New Grad Job Search 2021

04 Nov 2021 - Nate Hofmann

As of writing this, I am in the midst of wrapping up my first full-time job search as a soon-to-be college graduate, come this spring. It’s been a long, emotionally draining, and largely monotonous process I am thrilled to see end. Despite all that however, I hope briefly recounting my experience over the past few months can give some insight to the state of new grad hiring (albeit from a single data point), and some valuable lessons learned.

Background

Entering the job search, I was a senior computer science major at Northeastern University with a GPA ~3.7. I had three prior internships & co-ops centered mostly in back-end software engineering and machine learning research.

All of the organizations I worked at were large (+1k people) entities with only modest name recognition outside of their respective industries and regions (not trying to downplay how awesome they were, just giving some context).

Preparation

Preparing for the process centered mostly around technical interview prep and resume restructuring beginning around the end of May. Due to prior years of internship applications, like most I had built up a good foundation for technical interview questions needing only to brush up. I did around ~4 Leetcode-medium level questions a week for around 6 weeks, guided by the infamous Leetcode Patterns. This appears to have been enough for most of the interview questions and automated assessments I received.

For overhauling my resume, I spent vastly too much time in proportion to how little of the interviewing process it actually makes up. During the process I completely redid my resume three times, and while each time personally gave me more confidence - after the first do over the number of callbacks I got appeared mostly constant. If I was to do it all again, I would’ve definitely solidified my resume before sending out any applications - if not to just have one less thing to worry about.

Applying

I began applying for new grad and a few “early career” positions around the end of July going through mid-September. I mostly focused on machine learning related & backend SWE roles, trying to apply to at least 3-5 places a day.

I generally applied in 2-3 week “waves” where I would send out applications everyday over a couple of weeks, spend another week doing all the technical screenings I would receive. This repeated ~3-4 times before I started receiving offers. I also found this strategy helpful since it separated out the time spent filling out applications and the time spent doing technical assessments (since both take a couple of hours each time) - which can be extra tiring when doing them both at once.

Results

In total I applied to ~85 positions at ~75 companies, receiving ~20 technical or phone screenings (most occurred after a resume screening I assume, but some were sent to every applicant), ending in four final round interviews and three offers from Microsoft, Amazon, and Grubhub.

Thoughts

Leetcode Isn’t Enough

A common quip endlessly repeated on CS related-career forums like Reddit’s /r/cscareerquestions is to “just grind Leetcode”. Despite its genericity, I think it does hold true since Leetcode-style technical assessments do appear in most technical interviews. Most important for the “automated assessments” used to filter out applicants before any interviewing begins.

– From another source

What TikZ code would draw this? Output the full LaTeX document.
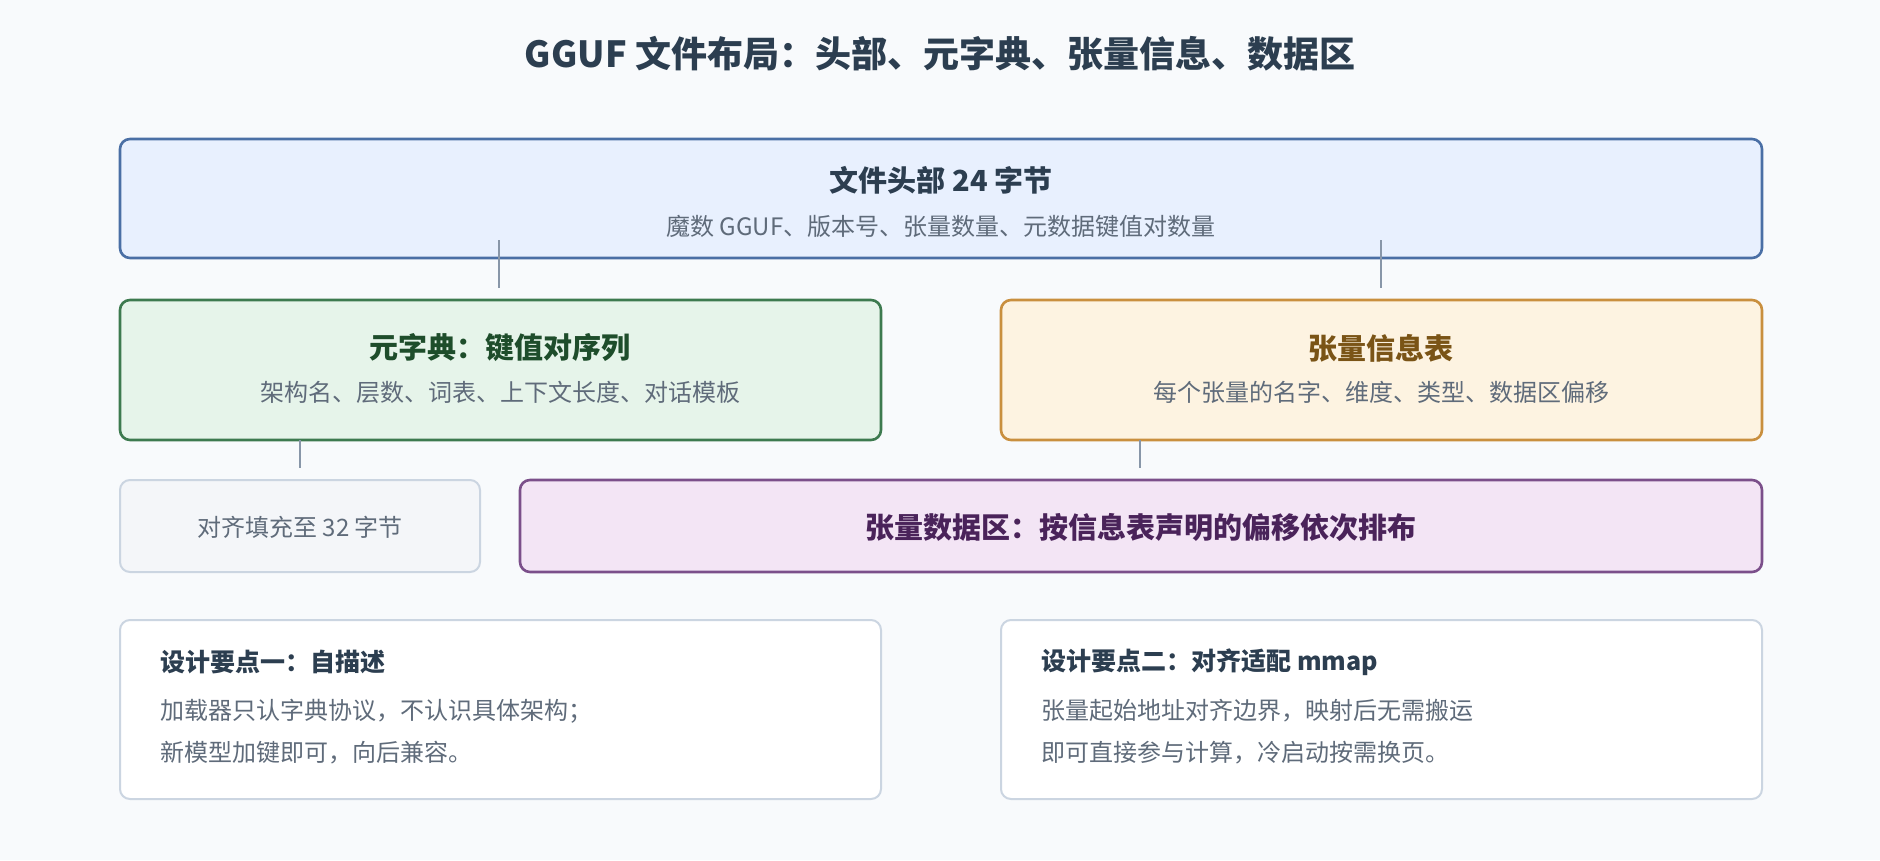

For actual technical interviews, where a Leetcode-style question is answered in front of another person - I think the usefulness of this advice diminishes significantly since the purpose of the interview shifts from “solve a problem” to “show how you solve a problem”.

Since most applicants have only prepared for the latter by “grinding Leetcode”, not all will catch on to the change. The interview for them will quickly turn into 30 minutes of dead silence as one person watches another person write code. Instead, any competent interviewer usually wants to see the thought process behind how someone approaches solving the problem. If they wanted to see you just solve the problem, you would’ve been given another automated assessment! Even then though, sometimes the problem doesn’t even have to be solved in its entirety to pass the interview

So not only is it vital to know the structure of Leetcode questions, but also to be able to effectively explain to an interviewer items such as rationale, underlying assumptions, etc. So while preparing for technical interviews in this style is harder - habits like explaining your thoughts aloud while practicing Leetcode and even just interviewing more can help.

Resume Screening After Technical Screen

There were a few occurrences where I received a technical screen and successfully passed all the presented test cases, but then would summarily receive a rejection the following day. Since the norm as I understand it from my experience is that one receives a first round interview or phone screening after a passing an automated technical screening, the only explanation I can imagine is a resume screening occuring after the technical screening instead of vice versa as usual.

While this appears harmless, and perhaps I am missing something, but when I spend 1-3 hours of my time during a college semester on a technical assessment & ace it, only to get a rejection email less than 24 hours later - it paints the organization to me as not repecting their applicants enough to respect their time.